§ **What you need to do**:
Your task is to copy the listing exactly. Drop any pictures from the copy.
---
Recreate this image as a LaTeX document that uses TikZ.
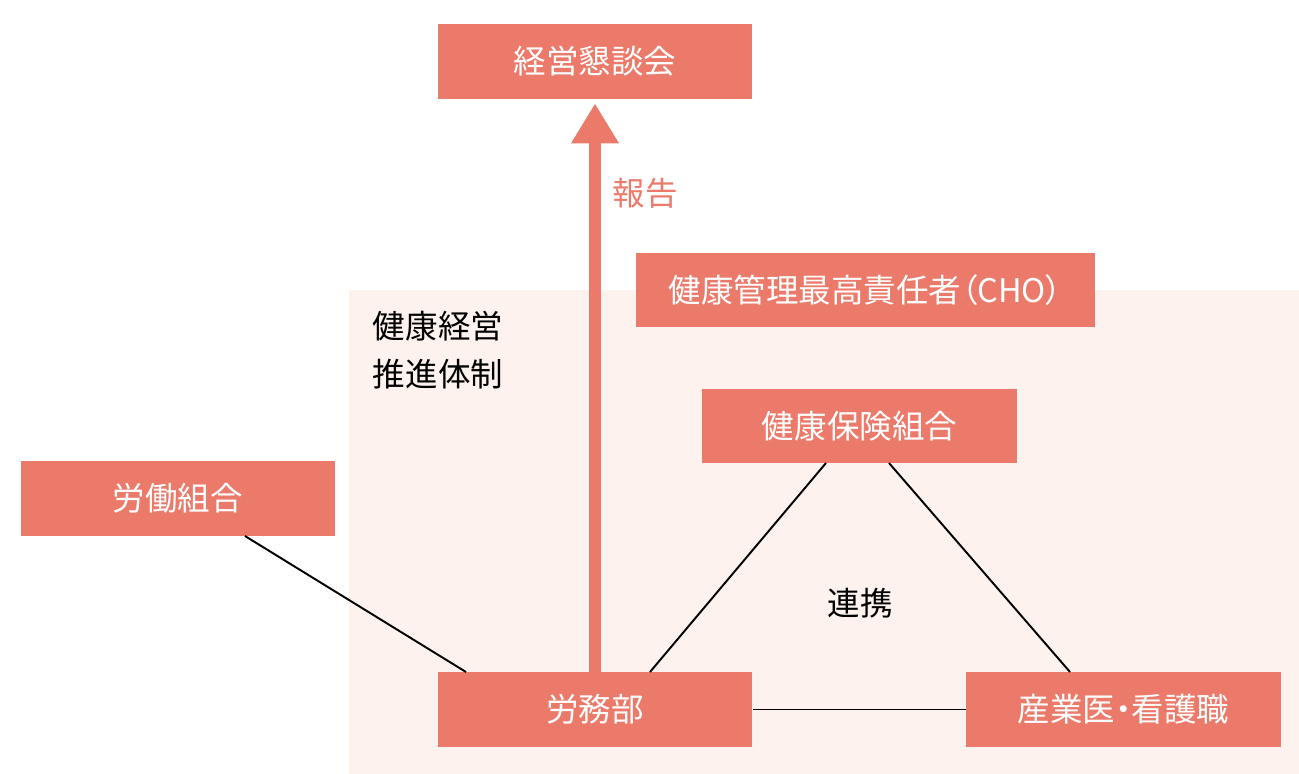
\documentclass[tikz,border=0pt]{standalone}
\usepackage{fontspec}
\setmainfont{Noto Sans CJK JP}
\usepackage{tikz}
\usetikzlibrary{arrows.meta}
\definecolor{salmon}{HTML}{EC7A6A}
\definecolor{pale}{HTML}{FEF2EF}
\tikzset{
    every node/.style={inner sep=0pt, font=\fontsize{18.5}{27}\selectfont}
}
\tikzset{
    box/.style={rectangle, fill=salmon, text=white, minimum width=6.3cm,
    	minimum height=1.5cm}
}
\tikzset{
	prop/.style={font=\fontsize{18.5}{27}\selectfont\addfontfeatures{RawFeature=+palt}}
}
\tikzset{
	link/.style={line width=1.1pt, black}
}

\begin{document}
\begin{tikzpicture}[x=0.02cm, y=-0.02cm]
  \useasboundingbox (0, 0) rectangle (1299, 774);
  \fill[pale] (349, 290) rectangle (1299, 774);

  \node (kondan) [box] at (595, 61.5) {経営懇談会};
  \node (cho) [box, prop, minimum width=9.18cm] at (865.5, 290) {健康管理最高責任者（CHO）};
  \node (kenpo) [box] at (859.5, 426) {健康保険組合};
  \node (rodo) [box] at (178, 498.5) {労働組合};
  \node (romu) [box] at (595, 709.5) {労務部};
  \node (sangyo) [box, prop] at (1123.5, 709.5) {産業医・看護職};

  \node (suishin) [align=left] at (438, 350) {健康経営\\推進体制};
  \node (renkei) at (860, 603) {連携};
  \node (hokoku) [text=salmon] at (645, 193) {報告};

  \coordinate (r1) at (466, 672); \coordinate (r2) at (650, 672);
  \coordinate (k1) at (826, 463); \coordinate (k2) at (889, 463);
  \coordinate (s1) at (1070, 672); \coordinate (l1) at (245, 536);

  \draw[salmon, line width=0.24cm, shorten >=0.08cm,
    -{Triangle[length=0.8cm, width=0.9cm]}] (romu.north) -- (kondan.south);
  \draw[link] (l1) -- (r1); \draw[link] (k1) -- (r2);
  \draw[link] (k2) -- (s1); \draw[link] (romu.east) -- (sangyo.west);
\end{tikzpicture}
\end{document}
---
§ **Correct result**:
Recreate this image as a LaTeX document that uses TikZ.
\documentclass[tikz,border=0pt]{standalone}
\usepackage{fontspec}
\setmainfont{Noto Sans CJK JP}
\usepackage{tikz}
\usetikzlibrary{arrows.meta}
\definecolor{salmon}{HTML}{EC7A6A}
\definecolor{pale}{HTML}{FEF2EF}
\tikzset{
    every node/.style={inner sep=0pt, font=\fontsize{18.5}{27}\selectfont}
}
\tikzset{
    box/.style={rectangle, fill=salmon, text=white, minimum width=6.3cm,
    	minimum height=1.5cm}
}
\tikzset{
	prop/.style={font=\fontsize{18.5}{27}\selectfont\addfontfeatures{RawFeature=+palt}}
}
\tikzset{
	link/.style={line width=1.1pt, black}
}

\begin{document}
\begin{tikzpicture}[x=0.02cm, y=-0.02cm]
  \useasboundingbox (0, 0) rectangle (1299, 774);
  \fill[pale] (349, 290) rectangle (1299, 774);

  \node (kondan) [box] at (595, 61.5) {経営懇談会};
  \node (cho) [box, prop, minimum width=9.18cm] at (865.5, 290) {健康管理最高責任者（CHO）};
  \node (kenpo) [box] at (859.5, 426) {健康保険組合};
  \node (rodo) [box] at (178, 498.5) {労働組合};
  \node (romu) [box] at (595, 709.5) {労務部};
  \node (sangyo) [box, prop] at (1123.5, 709.5) {産業医・看護職};

  \node (suishin) [align=left] at (438, 350) {健康経営\\推進体制};
  \node (renkei) at (860, 603) {連携};
  \node (hokoku) [text=salmon] at (645, 193) {報告};

  \coordinate (r1) at (466, 672); \coordinate (r2) at (650, 672);
  \coordinate (k1) at (826, 463); \coordinate (k2) at (889, 463);
  \coordinate (s1) at (1070, 672); \coordinate (l1) at (245, 536);

  \draw[salmon, line width=0.24cm, shorten >=0.08cm,
    -{Triangle[length=0.8cm, width=0.9cm]}] (romu.north) -- (kondan.south);
  \draw[link] (l1) -- (r1); \draw[link] (k1) -- (r2);
  \draw[link] (k2) -- (s1); \draw[link] (romu.east) -- (sangyo.west);
\end{tikzpicture}
\end{document}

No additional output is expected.